### Exercise description
Leave the pictures out and write out exactly the lines from the top of the entries through the line containing "y_major = [0, 0.01, 0.02, 0.03, 0.04, 0.05]".
## Begin
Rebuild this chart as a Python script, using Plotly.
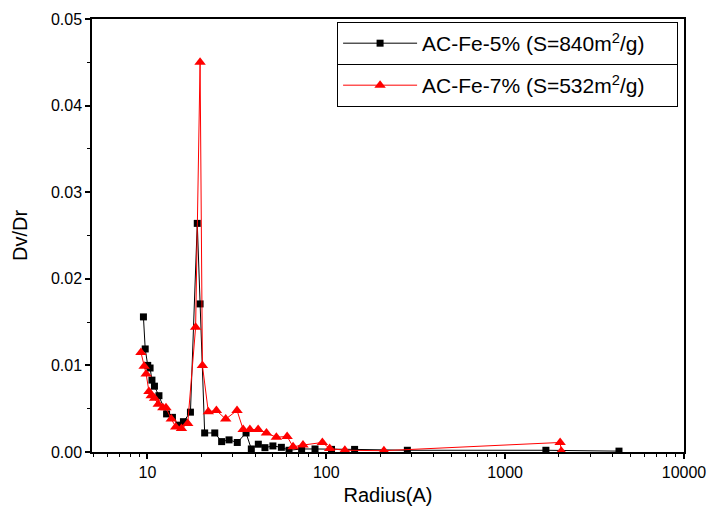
import plotly.graph_objects as go
import numpy as np

# AC-Fe-5% series
r5 = [9.5, 9.72, 10.04, 10.35, 10.6, 10.95, 11.6, 12.8, 13.8, 15.0, 15.9, 17.4,
      19.0, 19.7, 20.9, 23.8, 26.0, 28.6, 31.8, 35.6, 38.1, 41.7, 45.4, 50.3,
      56.1, 61.9, 72.8, 86.5, 107, 144, 284, 1690, 4330]
d5 = [0.0156, 0.0119, 0.0100, 0.0097, 0.0083, 0.0076, 0.0065, 0.0044, 0.0040,
      0.0031, 0.0035, 0.0046, 0.0264, 0.0171, 0.0022, 0.0022, 0.0012, 0.0014,
      0.0011, 0.0022, 0.00035, 0.0009, 0.0005, 0.0007, 0.00054, 0.0002, 0.00035,
      0.00035, 0.0003, 0.0003, 0.0002, 0.0002, 0.0001]

# AC-Fe-7% series
r7 = [9.2, 9.59, 9.84, 10.2, 10.5, 10.97, 11.5, 12.2, 12.7, 13.6, 14.4, 15.5,
      16.8, 18.6, 19.7, 20.3, 21.9, 24.3, 27.4, 31.7, 34.3, 37.4, 41.6, 46.3,
      52.6, 60.4, 65.2, 74.1, 95.1, 104.5, 127, 210, 2030, 2060]
d7 = [0.0115, 0.0099, 0.0090, 0.0070, 0.0065, 0.0062, 0.0055, 0.0051, 0.0051,
      0.0038, 0.0029, 0.0027, 0.0033, 0.0144, 0.0450, 0.0100, 0.00465, 0.0048,
      0.0038, 0.0048, 0.0026, 0.0026, 0.0026, 0.0022, 0.0017, 0.0018, 0.0006,
      0.0008, 0.0011, 0.0004, 0.0002, 0.00015, 0.0011, 0.0001]

name5 = "AC-Fe-5% (S=840m<sup>2</sup>/g)"
name7 = "AC-Fe-7% (S=532m<sup>2</sup>/g)"

x_major = [10, 100, 1000, 10000]
x_labels = ["10", "100", "1000", "10000"]
y_major = [0, 0.01, 0.02, 0.03, 0.04, 0.05]

x_minor = [m * 10 ** e for e in range(0, 4) for m in range(2, 10) if 5 <= m * 10 ** e <= 10000]

FONT = "Liberation Sans, Arial, sans-serif"

fig = go.Figure()
fig.add_trace(go.Scatter(
    x=r5, y=d5, name=name5, mode="lines+markers",
    line=dict(color="black", width=1),
    marker=dict(symbol="square", size=7, color="black"),
    legend="legend", showlegend=True,
))
fig.add_trace(go.Scatter(
    x=r7, y=d7, name=name7, mode="lines+markers",
    line=dict(color="red", width=1),
    marker=dict(symbol="triangle-up", size=10, color="red"),
    legend="legend2", showlegend=True,
))

axis_common = dict(
    showline=True, linecolor="black", linewidth=1.5, mirror=True,
    ticks="outside", ticklen=5, tickwidth=1.5, tickcolor="black",
    showgrid=False, zeroline=False, automargin=False,
    tickfont=dict(family=FONT, size=16, color="black"),
)

fig.update_xaxes(
    type="log", range=[np.log10(4.9), 4],
    tickvals=x_major, ticktext=x_labels,
    minor=dict(tickvals=x_minor, ticklen=3, tickwidth=1.2, tickcolor="black", ticks="outside", showgrid=False),
    title=dict(text="Radius(A)", font=dict(family=FONT, size=20, color="black"), standoff=8),
    **axis_common,
)
fig.update_yaxes(
    range=[0, 0.05], tickvals=y_major, tickformat=".2f",
    minor=dict(dtick=0.005, ticklen=3, tickwidth=1.2, tickcolor="black", ticks="outside", showgrid=False),
    title=dict(text="Dv/Dr", font=dict(family=FONT, size=20, color="black"), standoff=18),
    **axis_common,
)

leg_common = dict(
    bgcolor="white", bordercolor="black", borderwidth=1,
    font=dict(family=FONT, size=21, color="black"),
    xanchor="right", yanchor="top", itemwidth=74,
    orientation="h", entrywidthmode="pixels", entrywidth=250,
)

fig.update_layout(
    width=711, height=523,
    margin=dict(l=92, r=27, t=19, b=71),
    paper_bgcolor="white", plot_bgcolor="white",
    font=dict(family=FONT, color="black"),
    legend=dict(x=0.99, y=0.993, **leg_common),
    legend2=dict(x=0.99, y=0.896, **leg_common),
)

fig.write_html(
    "out.html",
    config={"displayModeBar": False},
    post_script="document.body.style.margin='0';document.body.style.overflow='hidden';",
)
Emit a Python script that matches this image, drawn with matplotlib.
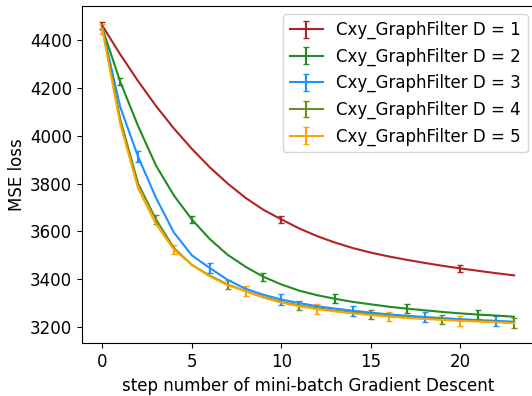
## End
### The response
Rebuild this chart as a Python script, using Plotly.
import plotly.graph_objects as go
import numpy as np

# AC-Fe-5% series
r5 = [9.5, 9.72, 10.04, 10.35, 10.6, 10.95, 11.6, 12.8, 13.8, 15.0, 15.9, 17.4,
      19.0, 19.7, 20.9, 23.8, 26.0, 28.6, 31.8, 35.6, 38.1, 41.7, 45.4, 50.3,
      56.1, 61.9, 72.8, 86.5, 107, 144, 284, 1690, 4330]
d5 = [0.0156, 0.0119, 0.0100, 0.0097, 0.0083, 0.0076, 0.0065, 0.0044, 0.0040,
      0.0031, 0.0035, 0.0046, 0.0264, 0.0171, 0.0022, 0.0022, 0.0012, 0.0014,
      0.0011, 0.0022, 0.00035, 0.0009, 0.0005, 0.0007, 0.00054, 0.0002, 0.00035,
      0.00035, 0.0003, 0.0003, 0.0002, 0.0002, 0.0001]

# AC-Fe-7% series
r7 = [9.2, 9.59, 9.84, 10.2, 10.5, 10.97, 11.5, 12.2, 12.7, 13.6, 14.4, 15.5,
      16.8, 18.6, 19.7, 20.3, 21.9, 24.3, 27.4, 31.7, 34.3, 37.4, 41.6, 46.3,
      52.6, 60.4, 65.2, 74.1, 95.1, 104.5, 127, 210, 2030, 2060]
d7 = [0.0115, 0.0099, 0.0090, 0.0070, 0.0065, 0.0062, 0.0055, 0.0051, 0.0051,
      0.0038, 0.0029, 0.0027, 0.0033, 0.0144, 0.0450, 0.0100, 0.00465, 0.0048,
      0.0038, 0.0048, 0.0026, 0.0026, 0.0026, 0.0022, 0.0017, 0.0018, 0.0006,
      0.0008, 0.0011, 0.0004, 0.0002, 0.00015, 0.0011, 0.0001]

name5 = "AC-Fe-5% (S=840m<sup>2</sup>/g)"
name7 = "AC-Fe-7% (S=532m<sup>2</sup>/g)"

x_major = [10, 100, 1000, 10000]
x_labels = ["10", "100", "1000", "10000"]
y_major = [0, 0.01, 0.02, 0.03, 0.04, 0.05]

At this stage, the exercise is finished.